General Motors may be known for its powerful V8 engines, but the Detroit automaker says it will largely stop building cars fueled by gasoline and diesel in the next 15 years.
GM said it is aiming to transition its car, SUV, and pickup lineups to be all electric by 2035 as part of a bid to go carbon neutral just five years later. GM is the first American automaker to put a date on its plan to wean itself — and its consumers – off of gasoline and diesel fossil fuels.
GM’s Upcoming EVs
The automaker has plenty of big V8s in its lineup, but it was also an early adopter of electric cars. Currently, GM sells just one fully electric model — the Bolt EV — but it has plans to begin building a Hummer-badged GMC pickup and a high-end Cadillac in 2021 as well as nearly a dozen other electric vehicles due in showrooms in the next few years.

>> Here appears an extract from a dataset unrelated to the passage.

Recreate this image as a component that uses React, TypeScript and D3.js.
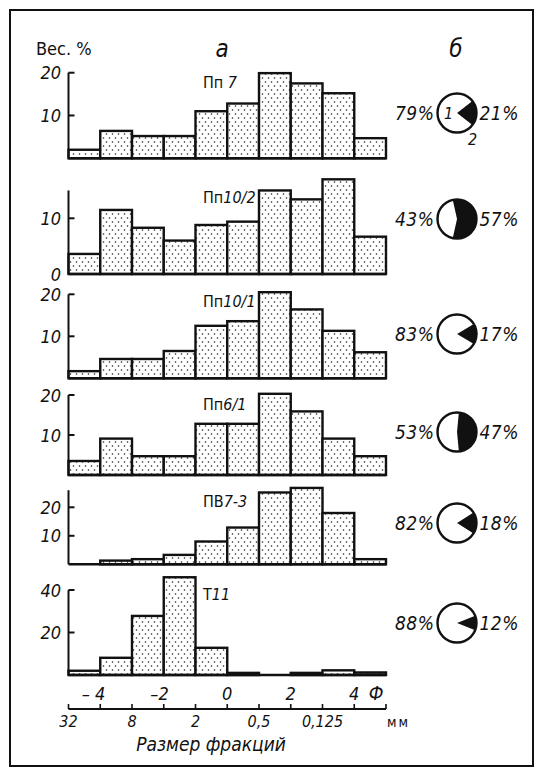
import * as d3 from 'd3';

// samples, top to bottom
const sampleNames = ['Пп 7', 'Пп10/2', 'Пп10/1', 'Пп6/1', 'ПВ7-3', 'Т11'];
// lower phi bound of each 1-phi fraction
const binStarts = [-5, -4, -3, -2, -1, 0, 1, 2, 3, 4];

// weight %, one value per fraction
const valuesPp7 = [2, 6.4, 5.2, 5.2, 11, 12.8, 19.9, 17.5, 15.2, 4.7];
const valuesPp10_2 = [3.6, 11.5, 8.3, 6.0, 8.8, 9.4, 15.0, 13.4, 17.0, 6.7];
const valuesPp10_1 = [1.7, 4.6, 4.6, 6.5, 12.5, 13.6, 20.5, 16.4, 11.3, 6.2];
const valuesPp6_1 = [3.5, 9.1, 4.7, 4.7, 12.8, 12.8, 20.3, 15.9, 9.1, 4.7];
const valuesPv7_3 = [0, 1.3, 1.8, 3.3, 8.0, 12.9, 25.2, 26.8, 18.0, 1.8];
const valuesT11 = [2, 8.1, 27.8, 46, 12.8, 1, 0, 1, 2.2, 1.2];
const sampleValues = [valuesPp7, valuesPp10_2, valuesPp10_1, valuesPp6_1, valuesPv7_3, valuesT11];

const yTicks = [[10, 20], [0, 10], [10, 20], [10, 20], [10, 20], [20, 40]];
const axisTopValue = [20, 15, 20, 20, 26, 40];

// pie shares (б): part 1 (white) / part 2 (black)
const whiteShare = [79, 43, 83, 53, 82, 88];
const blackShare = [21, 57, 17, 47, 18, 12];

const phiTicks = [-4, -2, 0, 2, 4];
const phiTickLabels = ['– 4', '–2', '0', '2', '4'];
const mmTicks = [-5, -3, -1, 1, 3];
const mmTickLabels = ['32', '8', '2', '0,5', '0,125'];
const allPhi = [-5, -4, -3, -2, -1, 0, 1, 2, 3, 4, 5];

// layout
const W = 539;
const H = 769;
const panelBaseline = [158.3, 274, 378.3, 475, 564.3, 675];
const panelPxPerUnit = [4.28, 5.57, 4.2, 4.0, 2.85, 2.125];
const pieCenterY = [113, 219, 334, 432, 523, 623];
const nameBaselineY = [88, 203, 307, 410, 507, 600];
const pieX = 457;
const pieR = 19.5;

const font = "'DejaVu Sans Condensed', 'DejaVu Sans', sans-serif";

const x = d3.scaleLinear().domain([-5, 5]).range([68.5, 386]);

const Panel = ({ i }: { i: number }) => {
  const base = panelBaseline[i];
  const top = axisTopValue[i];
  const y = d3.scaleLinear().domain([0, 1]).range([base, base - panelPxPerUnit[i]]);
  const vals = sampleValues[i];
  const name = sampleNames[i];
  const m = name.match(/^([А-Яа-я]+)(.*)$/);
  const start = Math.PI / 2 - (blackShare[i] / 100) * Math.PI;
  const pie = d3.pie<number>().sort(null).startAngle(start).endAngle(start + 2 * Math.PI);
  const slices = pie([blackShare[i], whiteShare[i]]);
  const arc = d3.arc<d3.PieArcDatum<number>>().innerRadius(0).outerRadius(pieR);
  const cy = pieCenterY[i];

  return (
    <g>
      {binStarts.map((b, k) => vals[k] > 0 && (
        <rect key={k} x={x(b)} y={y(vals[k])} width={x(b + 1) - x(b)} height={base - y(vals[k])}
          fill="url(#dots)" stroke="#111" strokeWidth={2.4} />
      ))}
      <line x1={x(-5)} x2={x(5)} y1={base} y2={base} stroke="#111" strokeWidth={2.6} />
      <line x1={x(-5)} x2={x(-5)} y1={base} y2={y(top)} stroke="#111" strokeWidth={2} />
      {yTicks[i].map(t => (
        <g key={t}>
          {t > 0 && <line x1={x(-5)} x2={x(-5) + 6} y1={y(t)} y2={y(t)} stroke="#111" strokeWidth={2} />}
          <text x={61} y={y(t) + 6.5} textAnchor="end" fontFamily={font} fontStyle="italic" fontSize={18}
            fill="#111">{t}</text>
        </g>
      ))}
      <text x={203} y={nameBaselineY[i]} fontFamily={font} fontSize={16} fill="#111">
        <tspan>{m ? m[1] : name}</tspan>
        <tspan fontStyle="italic">{m ? m[2] : ''}</tspan>
      </text>
      {slices.map((s, k) => (
        <path key={k} d={arc(s) || ''} transform={`translate(${pieX},${cy})`}
          fill={k === 0 ? '#111' : '#fff'} stroke="#111" strokeWidth={k === 0 ? 1 : 0} />
      ))}
      <circle cx={pieX} cy={cy} r={pieR} fill="none" stroke="#111" strokeWidth={2.4} />
      <text x={pieX - pieR - 3} y={cy + 7} textAnchor="end" fontFamily={font} fontStyle="italic"
        fontSize={19} letterSpacing={0.5} fill="#111">{whiteShare[i]}%</text>
      <text x={pieX + pieR + 3} y={cy + 7} fontFamily={font} fontStyle="italic"
        fontSize={19} letterSpacing={0.5} fill="#111">{blackShare[i]}%</text>
      {i === 0 && (
        <g fontFamily={font} fontStyle="italic" fontSize={16} fill="#111">
          <text x={pieX - 13} y={cy + 6}>1</text>
          <text x={pieX + 11} y={cy + 32}>2</text>
        </g>
      )}
    </g>
  );
};

export default function App() {
  const axisY = 709;
  return (
    <svg width={W} height={H} style={{ position: 'absolute', left: 0, top: 0, background: '#fff' }}>
      <defs>
        <pattern id="dots" width={6} height={8} patternUnits="userSpaceOnUse">
          <rect width={6} height={8} fill="#fff" />
          <circle cx={1.5} cy={2} r={0.8} fill="#222" />
          <circle cx={4.5} cy={6} r={0.8} fill="#222" />
        </pattern>
      </defs>
      <rect x={0} y={0} width={W} height={H} fill="#fff" />
      <rect x={10} y={10} width={523} height={756} fill="none" stroke="#111" strokeWidth={2} />

      <text x={36} y={55} fontFamily={font} fontSize={18} fill="#111">Вес. %</text>
      <text x={222} y={57} textAnchor="middle" fontFamily={font} fontStyle="italic" fontSize={24} fill="#111">а</text>
      <text x={456} y={57} textAnchor="middle" fontFamily={font} fontStyle="italic" fontSize={24} fill="#111">б</text>

      {sampleNames.map((_, i) => <Panel key={i} i={i} />)}

      {/* phi scale */}
      {phiTicks.map((p, k) => (
        <text key={p} x={x(p) + 5} y={700} textAnchor="end" fontFamily={font} fontStyle="italic"
          fontSize={18} fill="#111">{phiTickLabels[k]}</text>
      ))}
      <text x={376} y={700} textAnchor="middle" fontFamily={font} fontStyle="italic" fontSize={19} fill="#111">Ф</text>

      {/* mm scale */}
      <line x1={x(-5)} x2={x(5)} y1={axisY} y2={axisY} stroke="#111" strokeWidth={1.8} />
      {allPhi.map(p => (
        <line key={p} x1={x(p)} x2={x(p)} y1={axisY} y2={axisY - 5} stroke="#111" strokeWidth={1.6} />
      ))}
      {mmTicks.map((p, k) => (
        <text key={p} x={x(p)} y={727} textAnchor="middle" fontFamily={font} fontStyle="italic"
          fontSize={16} fill="#111">{mmTickLabels[k]}</text>
      ))}
      <text x={387} y={727} fontFamily={font} fontSize={14} letterSpacing={2} fill="#111">мм</text>
      <text x={211} y={751} textAnchor="middle" fontFamily={font} fontStyle="italic" fontSize={19}
        fill="#111">Размер фракций</text>
    </svg>
  );
}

GM has developed modular underpinnings and a battery system it calls Ultium that it thinks will give it a leg up over competitors.
GM’s announcement goes a step further than Nissan, which said that it will electrify its entire lineup in key markets including the U.S. over the next decade. By contrast, GM intends to eliminate internal combustion engines in general, and the automaker said that it intends to source 100 percent of the power from renewable energy options for its facilities in the US by 2030, with global facilities following within the subsequent five years.
There was one small caveat in GM’s announcement: Heavy-duty vehicles such as big pickup trucks and commercial haulers will likely continue to use gasoline and diesel engines for at least a little while longer. Current batteries don’t have the capacity to hold enough charge to make electric heavy hauler a viable option.